After the establishment of the Dar-al-Tarjumah, Dar-al-Teba’e, and Dar-al-Fonun in the Nasiri era (1263-1313 AH / approximately from the middle to the end of the 19th century AD), a large number of books, about 1,000 books and pamphlets, were translated into Persian from several languages. As a result, the number of writers, whose job was editing the texts grammatically, linguistically, and sometimes rewriting them, increased in the same institutions. The most prominent was Mirza Mohammad Hossein Foroughi, Mohammad Ali Foroughi’s father, under whose supervision editing activities were carried out at the Naseri Translation Office, where he supervised the translators and secretaries.

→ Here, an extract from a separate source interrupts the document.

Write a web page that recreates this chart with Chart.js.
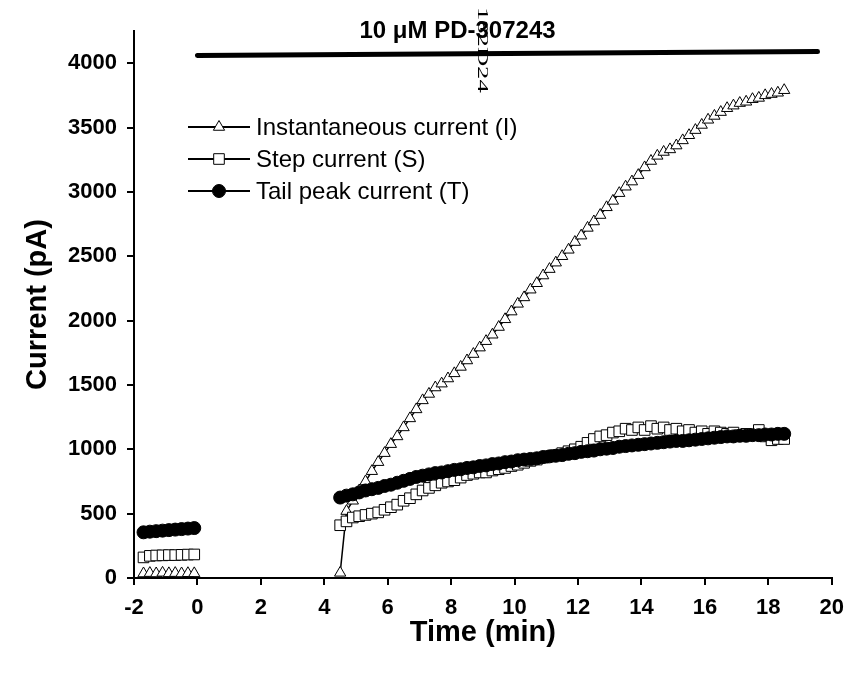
<!DOCTYPE html>
<html lang="en">
<head>
<meta charset="UTF-8">
<title>PD-307243 current vs time</title>
<style>
  body { margin: 0; background: #fff; }
  #wrap { width: 854px; height: 677px; }
</style>
</head>
<body>
<div id="wrap"><canvas id="myChart" width="854" height="677"></canvas></div>
<script src="https://cdn.jsdelivr.net/npm/chart.js"></script>
<script>
  // sample times (min), before and after drug wash-in
  const preTimes = [-1.7, -1.5, -1.3, -1.1, -0.9, -0.7, -0.5, -0.3, -0.1];
  const postTimes = [
    4.5, 4.7, 4.9, 5.1, 5.3, 5.5, 5.7, 5.9, 6.1, 6.3,
    6.5, 6.7, 6.9, 7.1, 7.3, 7.5, 7.7, 7.9, 8.1, 8.3,
    8.5, 8.7, 8.9, 9.1, 9.3, 9.5, 9.7, 9.9, 10.1, 10.3,
    10.5, 10.7, 10.9, 11.1, 11.3, 11.5, 11.7, 11.9, 12.1, 12.3,
    12.5, 12.7, 12.9, 13.1, 13.3, 13.5, 13.7, 13.9, 14.1, 14.3,
    14.5, 14.7, 14.9, 15.1, 15.3, 15.5, 15.7, 15.9, 16.1, 16.3,
    16.5, 16.7, 16.9, 17.1, 17.3, 17.5, 17.7, 17.9, 18.1, 18.3,
    18.5
  ];

  // Instantaneous current (I), pA
  const instPre = [35, 38, 35, 40, 36, 38, 35, 37, 36];
  const instPost = [
    40, 520, 600, 680, 750, 830, 900, 970, 1040, 1100,
    1170, 1240, 1310, 1380, 1430, 1480, 1510, 1550, 1590, 1640,
    1690, 1740, 1790, 1840, 1890, 1950, 2010, 2070, 2130, 2180,
    2240, 2290, 2350, 2400, 2450, 2500, 2550, 2610, 2660, 2720,
    2770, 2820, 2880, 2930, 2990, 3040, 3080, 3130, 3190, 3240,
    3280, 3310, 3330, 3360, 3400, 3440, 3480, 3520, 3560, 3590,
    3620, 3650, 3670, 3690, 3700, 3720, 3730, 3750, 3760, 3770,
    3790
  ];

  // Step current (S), pA
  const stepPre = [160, 172, 175, 176, 178, 178, 180, 182, 183];
  const stepPost = [
    410, 440, 470, 480, 490, 500, 510, 530, 550, 570,
    600, 620, 650, 680, 700, 720, 740, 750, 760, 780,
    800, 810, 820, 820, 835, 845, 855, 870, 880, 895,
    910, 920, 935, 945, 955, 970, 985, 1000, 1020, 1050,
    1080, 1100, 1110, 1130, 1140, 1160, 1150, 1170, 1150, 1180,
    1160, 1170, 1150, 1160, 1140, 1150, 1130, 1140, 1120, 1140,
    1130, 1120, 1130, 1110, 1120, 1110, 1150, 1100, 1070, 1080,
    1080
  ];

  // Tail peak current (T), pA
  const tailPre = [355, 360, 364, 368, 372, 376, 380, 384, 388];
  const tailPost = [
    625, 640, 650, 665, 680, 690, 700, 715, 725, 740,
    755, 770, 785, 795, 805, 815, 820, 830, 840, 845,
    855, 860, 870, 875, 885, 890, 900, 905, 915, 920,
    925, 930, 940, 945, 950, 955, 965, 970, 980, 985,
    990, 1000, 1005, 1010, 1020, 1025, 1030, 1035, 1040, 1045,
    1050, 1055, 1060, 1065, 1065, 1070, 1075, 1080, 1085, 1090,
    1095, 1100, 1100, 1105, 1105, 1110, 1110, 1115, 1115, 1120,
    1120
  ];

  // drug application bar (time, level)
  const barTimes = [0, 19.55];
  const barLevels = [4060, 4090];

  const xTicks = [-2, 0, 2, 4, 6, 8, 10, 12, 14, 16, 18, 20];
  const yTicks = [0, 500, 1000, 1500, 2000, 2500, 3000, 3500, 4000];

  const seriesNames = ['Instantaneous current (I)', 'Step current (S)', 'Tail peak current (T)'];
  const drugLabel = '10 \u03bcM PD-307243';
  const cellCode = '182D24';

  function toPoints(pre, post) {
    const pts = preTimes.map((t, i) => ({ x: t, y: pre[i] }));
    pts.push({ x: 2, y: null }); // gap during wash-in
    postTimes.forEach((t, i) => pts.push({ x: t, y: post[i] }));
    return pts;
  }

  const markers = [
    { style: 'triangle', radius: 6.5, fill: '#fff' },
    { style: 'rect', radius: 7.5, fill: '#fff' },
    { style: 'circle', radius: 6.5, fill: '#000' }
  ];

  const overlay = {
    id: 'overlay',
    afterDatasetsDraw(chart) {
      const { ctx, chartArea, scales } = chart;
      ctx.save();
      ctx.fillStyle = '#000';

      // drug label above the bar
      ctx.font = 'bold 24px "Liberation Sans", Arial, sans-serif';
      ctx.textAlign = 'center';
      ctx.textBaseline = 'middle';
      ctx.fillText(drugLabel, scales.x.getPixelForValue(8.2), chartArea.top);

      // legend
      ctx.font = '24px "Liberation Sans", Arial, sans-serif';
      ctx.textAlign = 'left';
      seriesNames.forEach((name, i) => {
        const yy = 127 + i * 32;
        ctx.strokeStyle = '#000';
        ctx.lineWidth = 2;
        ctx.beginPath();
        ctx.moveTo(188, yy);
        ctx.lineTo(250, yy);
        ctx.stroke();
        ctx.fillStyle = markers[i].fill;
        ctx.lineWidth = 1;
        Chart.helpers.drawPoint(ctx, {
          pointStyle: markers[i].style,
          radius: markers[i].radius,
          rotation: 0,
          borderWidth: 1
        }, 219, yy);
        ctx.fillStyle = '#000';
        ctx.fillText(name, 256, yy + 1);
      });

      // rotated cell code (stretched along its baseline)
      ctx.translate(482, 7);
      ctx.rotate(Math.PI / 2);
      ctx.scale(1.9, 1);
      ctx.font = '14px "Liberation Serif", "DejaVu Serif", serif';
      ctx.textAlign = 'left';
      ctx.textBaseline = 'middle';
      ctx.fillStyle = '#000';
      ctx.fillText(cellCode, 0, 0);
      ctx.restore();
    }
  };

  function seriesDataset(name, pts, m, order) {
    return {
      label: name,
      data: pts,
      borderColor: '#000',
      borderWidth: 1.5,
      pointStyle: m.style,
      pointRadius: m.radius,
      pointBackgroundColor: m.fill,
      pointBorderColor: '#000',
      pointBorderWidth: 1,
      spanGaps: false,
      clip: false,
      order: order
    };
  }

  const tickFont = { family: '"Liberation Sans", Arial, sans-serif', size: 22, weight: 'bold' };
  const titleFont = { family: '"Liberation Sans", Arial, sans-serif', size: 29, weight: 'bold' };

  const ctx = document.getElementById('myChart').getContext('2d');
  const chart = new Chart(ctx, {
    type: 'line',
    data: {
      datasets: [
        seriesDataset(seriesNames[0], toPoints(instPre, instPost), markers[0], 2),
        seriesDataset(seriesNames[1], toPoints(stepPre, stepPost), markers[1], 1),
        seriesDataset(seriesNames[2], toPoints(tailPre, tailPost), markers[2], 0),
        {
          label: 'drug',
          data: barTimes.map((t, i) => ({ x: t, y: barLevels[i] })),
          borderColor: '#000',
          borderWidth: 5,
          borderCapStyle: 'round',
          pointRadius: 0,
          clip: false,
          order: 3
        }
      ]
    },
    options: {
      responsive: false,
      animation: false,
      devicePixelRatio: 1,
      layout: { padding: { top: 31, right: 16, left: 0, bottom: 0 } },
      plugins: {
        legend: { display: false },
        tooltip: { enabled: false }
      },
      scales: {
        x: {
          type: 'linear',
          min: -2,
          max: 20,
          afterFit: (s) => { s.height = 99; },
          afterBuildTicks: (s) => { s.ticks = xTicks.map(v => ({ value: v })); },
          border: { display: true, color: '#000', width: 2 },
          grid: { display: true, drawOnChartArea: false, drawTicks: true, tickLength: 7, color: '#000', lineWidth: 2 },
          ticks: { color: '#000', font: tickFont, padding: 10, maxRotation: 0, callback: (v) => String(v) },
          title: { display: true, text: 'Time (min)', color: '#000', font: titleFont, padding: { bottom: 27 } }
        },
        y: {
          type: 'linear',
          min: 0,
          max: 4250,
          afterFit: (s) => { s.width = 134; },
          afterBuildTicks: (s) => { s.ticks = yTicks.map(v => ({ value: v })); },
          border: { display: true, color: '#000', width: 2 },
          grid: { display: true, drawOnChartArea: false, drawTicks: true, tickLength: 7, color: '#000', lineWidth: 2 },
          ticks: { color: '#000', font: tickFont, padding: 10, callback: (v) => String(v) },
          title: { display: true, text: 'Current (pA)', color: '#000', font: titleFont, padding: { top: 21 } }
        }
      }
    },
    plugins: [overlay]
  });
</script>
</body>
</html>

Among prominent figures in the non-governmental sector and among Qajar dissidents, Mirza Aga Khan Kermani and Sheikh Ahmad Rouhi Kermani, who edited each other’s works, can be named; They even edited Mirza Habib Isfahani’s translations and writings, the translator of Haji Baba Isfahani. A few years before the Constitutional Revolution, a number of Qajar modernists and dissidents established a publishing house in Tehran called the Book Printing Company, with public investment and with the aim of publishing useful books for the evolving society of that day. Mohammad Ali Foroughi and Mohammad Qazvini (later Allameh), at a young age, read samples (printed correction) and did linguistic and grammatical editing at that institute. These two people should also be considered as the pioneers of the new edition in Iran, in its modern meaning.